Honduras pulls out of OAS

TEGUCIGALPA: Honduras headed toward international isolation Saturday after the country's coup leaders said they were pulling out of the Organization of American States in the face of almost certain suspension by the international body.

Amid the political deadlock, thousands of frustrated Hondurans were expected to protest again, a day after OAS Secretary General Jose Miguel Insulza said here that those who ousted President Manuel Zelaya last weekend did not plan to reverse the situation, and denounced a "military coup."

The interim government responded by pulling out of the OAS.

The body had been due to vote on suspending the Central American country in its Saturday meeting in Washington.

Honduras "ceases its compliance with the charter of the Organization of American States... with immediate effect," deputy foreign minister Marta Lorena Alvarado said on national television late Friday.
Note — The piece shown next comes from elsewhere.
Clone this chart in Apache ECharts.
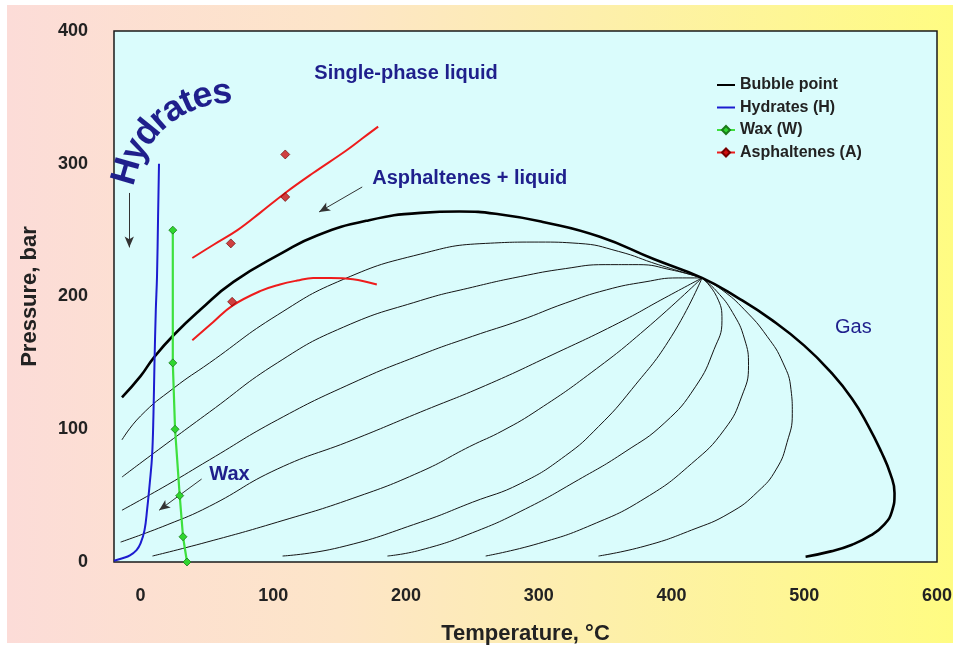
<!DOCTYPE html>
<html><head><meta charset="utf-8">
<script src="https://cdn.jsdelivr.net/npm/echarts/dist/echarts.min.js"></script>
<style>
html,body{margin:0;padding:0;background:#fff;}
#bg{position:absolute;left:7px;top:5px;width:946px;height:638px;
 background:linear-gradient(to right,#fcdcd8 0%,#fde5c8 35%,#fdf0a8 65%,#fffc82 100%);}
#c{position:absolute;left:0;top:0;width:960px;height:648px;}
</style>
</head><body><div id="bg"></div><div id="c"></div>
<script>
// ---- data (Temperature °C, Pressure bar) ----
const xTicks = [0, 100, 200, 300, 400, 500, 600];
const yTicks = [0, 100, 200, 300, 400];
const bubblePoint = [[-14,124],[0,140],[10,154],[25,171],[45,190],[70,211],[107,233],[133,246],[170,257],[211,263],[240,264],[270,262],[304,256],[346,245],[387,228],[423,214],[450,199],[476,182],[500,163],[520,143],[536,123],[548,103],[558,83],[565,66],[568,52],[566,38],[560,28],[550,20],[536,13],[520,8],[501,4]];
const hydrates = [[-20,1],[-13,3],[-8,5],[-3,9],[0,14],[3,24],[5,40],[7,60],[8.7,80],[9.7,110],[10.5,150],[11.5,190],[12.4,215],[13.2,260],[13.9,300]];
const wax = [[35,0],[32,19],[29.5,50],[26,100],[24.3,150],[24.3,250]];
const asphUpper = [[39,229],[55,239],[73,250],[90,263],[109,278],[130,293],[155,310],[167,319],[179,328]];
const asphLower = [[39,167],[55,181],[69,193],[90,204],[105,209],[118,212],[130,214],[143,214],[160,213],[178,209]];
const asphPoints = [[109,307],[109,275],[68,240],[69,196]];
const qA = [[-14,92],[0,110],[25,131],[52,150],[103,186],[153,213],[211,232],[260,240],[300,241],[330,240],[360,234],[390,224],[423,214]];
const qB = [[-14,64],[10,82],[52,113],[103,150],[153,177],[211,197],[250,207],[286,215],[320,221],[350,224],[375,224],[400,220],[423,214]];
const qC = [[-14,39],[20,58],[52,77],[103,107],[160,135],[211,156],[250,170],[286,182],[320,195],[351,205],[380,211],[405,214],[423,214]];
const qD = [[-15,15],[20,28],[52,42],[103,70],[160,92],[211,113],[260,133],[310,156],[360,180],[395,199],[423,214]];
const qE = [[9,4.5],[50,15],[103,30],[160,48],[211,68],[248,87],[273,99],[300,115],[340,143],[380,175],[423,214]];
const qF = [[107,4.5],[150,11],[211,30],[250,45],[286,59],[320,80],[345,102],[370,130],[400,170],[423,214]];
const qG = [[186,4.5],[211,9],[250,22],[290,40],[330,62],[365,83],[395,105],[418,132],[432,160],[438,182],[434,200],[423,214]];
const qH = [[260,4.5],[300,14],[340,28],[380,48],[415,74],[440,100],[453,125],[458,148],[455,168],[446,188],[434,204],[423,214]];
const qI = [[345,4.5],[380,12],[415,24],[444,37],[465,53],[479,70],[487,90],[491,112],[490,130],[484,150],[472,170],[455,190],[438,205],[423,214]];
const qualityLines = [qA,qB,qC,qD,qE,qF,qG,qH,qI];
// annotations
const arrows = [[[-8.5,278],[-8.5,237]], [[46,62.5],[14,39]], [[167,282.5],[134.5,263.7]]];
const notes = [
  {text:'Single-phase liquid', at:[200,368], bold:true},
  {text:'Asphaltenes + liquid', at:[248,289], bold:true},
  {text:'Gas', at:[537,177], bold:false},
  {text:'Wax', at:[67,66], bold:true}
];
const arcWord = 'Hydrates';
const arcCenter = [68.5, 271.5];

const FONT = '"Liberation Sans", Arial, Helvetica, sans-serif';
const NAVY = '#1f1f8c';
const chart = echarts.init(document.getElementById('c'), null, {renderer:'canvas'});

const thin = qualityLines.map((d,i)=>({
  type:'line', name:'q'+i, data:d, smooth:0.5, symbol:'none', silent:true, z:2,
  lineStyle:{color:'#151515', width:1}
}));
thin[0].markLine = {
  silent:true, symbol:['none','arrow'], symbolSize:[7,11],
  lineStyle:{color:'#333', width:1, type:'solid'}, label:{show:false},
  emphasis:{disabled:true},
  data: arrows.map(a=>[{coord:a[0]},{coord:a[1]}])
};

const option = {
  animation:false,
  backgroundColor:'transparent',
  grid:{left:114, right:23, top:31, bottom:86, outerBoundsMode:'none', containLabel:false,
    show:true, backgroundColor:'#dafcfc', borderColor:'#1a1a1a', borderWidth:1.5},
  xAxis:{type:'value', min:-20, max:600,
    name:'Temperature, °C', nameLocation:'middle', nameGap:61,
    nameTextStyle:{fontFamily:FONT, fontSize:22, fontWeight:'bold', color:'#222'},
    axisLine:{show:false}, axisTick:{show:false}, splitLine:{show:false},
    axisLabel:{customValues:xTicks, fontFamily:FONT, fontSize:18, fontWeight:'bold', color:'#222', margin:25}
  },
  yAxis:{type:'value', min:0, max:400, interval:100,
    name:'Pressure, bar', nameLocation:'middle', nameGap:73,
    nameTextStyle:{fontFamily:FONT, fontSize:22, fontWeight:'bold', color:'#222'},
    axisLine:{show:false}, axisTick:{show:false}, splitLine:{show:false},
    axisLabel:{customValues:yTicks, fontFamily:FONT, fontSize:18, fontWeight:'bold', color:'#222', margin:26}
  },
  legend:{
    orient:'vertical', left:711, top:72, itemWidth:18, itemHeight:10, itemGap:6.5,
    textStyle:{fontFamily:FONT, fontSize:16, fontWeight:'bold', color:'#222'},
    data:[
      {name:'Bubble point', itemStyle:{opacity:0}},
      {name:'Hydrates (H)', itemStyle:{opacity:0}},
      {name:'Wax (W)'},
      {name:'Asphaltenes (A)'}
    ]
  },
  series:[
    ...thin,
    {type:'line', name:'Bubble point', data:bubblePoint, smooth:0.5, symbol:'none', z:3,
      lineStyle:{color:'#000', width:2.6}, itemStyle:{color:'#000'}},
    {type:'line', name:'Hydrates (H)', data:hydrates, smooth:0.4, symbol:'none', z:4,
      lineStyle:{color:'#1c1cd0', width:2}, itemStyle:{color:'#1c1cd0'}},
    {type:'line', name:'Wax (W)', data:wax, smooth:false, symbol:'diamond', symbolSize:8, z:5,
      lineStyle:{color:'#3ee03e', width:2.2}, itemStyle:{color:'#2fd62f', borderColor:'#1a7a1a', borderWidth:0.8}},
    {type:'line', name:'Asphaltenes (A)', data:asphUpper, smooth:0.4, symbol:'diamond', showSymbol:false, symbolSize:8, z:5,
      lineStyle:{color:'#ee1c1c', width:2}, itemStyle:{color:'#d01010', borderColor:'#700', borderWidth:0.8}},
    {type:'line', name:'asphLower', data:asphLower, smooth:0.4, symbol:'none', z:5,
      lineStyle:{color:'#ee1c1c', width:2}},
    {type:'scatter', name:'asphPts', data:asphPoints, symbol:'diamond', symbolSize:9, z:6,
      itemStyle:{color:'#cc1010', borderColor:'#600', borderWidth:0.8}}
  ]
};
chart.setOption(option);

// annotations placed through the grid's scale
const graphics = [];
notes.forEach(n=>{
  const p = chart.convertToPixel({gridIndex:0}, n.at);
  graphics.push({type:'text', x:p[0], y:p[1], z:10, silent:true,
    style:{text:n.text, align:'center', verticalAlign:'middle', fill:NAVY,
      font:(n.bold?'bold ':'')+'20px '+FONT}});
});
// curved "Hydrates"
(function(){
  const c = chart.convertToPixel({gridIndex:0}, arcCenter);
  const r = 108.7, fs = 36;
  const cv = document.createElement('canvas').getContext('2d');
  cv.font = 'bold '+fs+'px '+FONT;
  const w = arcWord.split('').map(ch=>cv.measureText(ch).width);
  let s = 0;
  const th0 = 196*Math.PI/180;
  for (let i=0;i<arcWord.length;i++){
    if (i>0) s += (w[i-1]+w[i])/2;
    const th = th0 + s/r;
    const x = c[0] + r*Math.cos(th), y = c[1] + r*Math.sin(th);
    const phi = Math.atan2(-Math.cos(th), -Math.sin(th));
    graphics.push({type:'text', x:x, y:y, rotation:phi, z:10, silent:true,
      style:{text:arcWord[i], align:'center', verticalAlign:'middle', fill:NAVY, font:'bold '+fs+'px '+FONT}});
  }
})();
chart.setOption({graphic:graphics});
</script>
</body></html>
The OAS chief warned of increasing polarization in the impoverished nation of 7.5 million.

Soldiers bundled Zelaya into a plane at dawn last Sunday and sent him to Costa Rica after he clashed with the country's courts, army and politicians -- including some from his own party -- over a bid to change the constitution.

A spokesman for the Supreme Court said it had told Insulza that the removal of Zelaya was "irreversible."

Insulza met here with politicians and legal and religious figures, but not the interim president, Roberto Micheletti, whom he does not recognize.

Micheletti's supporters said the army was justified in ousting Zelaya -- on orders of Congress and the Supreme Court -- because he had called a referendum that they claim he planned to use to extend his rule.

"I don't know what you call it when a group of soldiers, sent by soldiers in a military operation, remove a president and send him off in a military plane to another country. That is a military coup," Insulza said.

The OAS chief was due to return to Washington on Saturday, where the regional body was due to meet, and had been due to vote on whether to suspend Honduras from the 35-nation group -- a threat last carried out on Cuba in 1962.

The leaders who deposed Zelaya had said they may consider holding early elections to end the impasse, but now looked set to try to hunker down until scheduled elections in November.

Growing protests from supporters and detractors of Zelaya, a freezing of international aid and recalls of foreign ambassadors have shaken the country in the past week.

With their lives also disrupted by night-time curfews -- which suspend some freedoms guaranteed by the constitution -- as well as media blackouts and reported detentions, tension is rising among inhabitants of one of Latin America's poorest countries.

Zelaya has meanwhile traveled the region seeking support and said he no longer wishes to change the constitution.

Interim leaders have threatened to arrest him if he returns to the country, while Nicaraguan President Daniel Ortega said Zelaya was likely to go back on Sunday.

Friends and foes in the international community have united to heap pressure on Honduras, including hundreds of millions of dollars in aid freezes from the Inter-American Development Bank and the World Bank.

Chavez, Zelaya's main backer, announced that Venezuela was suspending key shipments of oil to Honduras, which he said would drive up gasoline prices.

All EU countries with embassies in Honduras have withdrawn their ambassadors and neighboring countries have imposed trade blockades.

The defiance of the Honduran interim leaders threatens its part in negotiations for a free trade treaty between the European Union and Central America, diplomats said.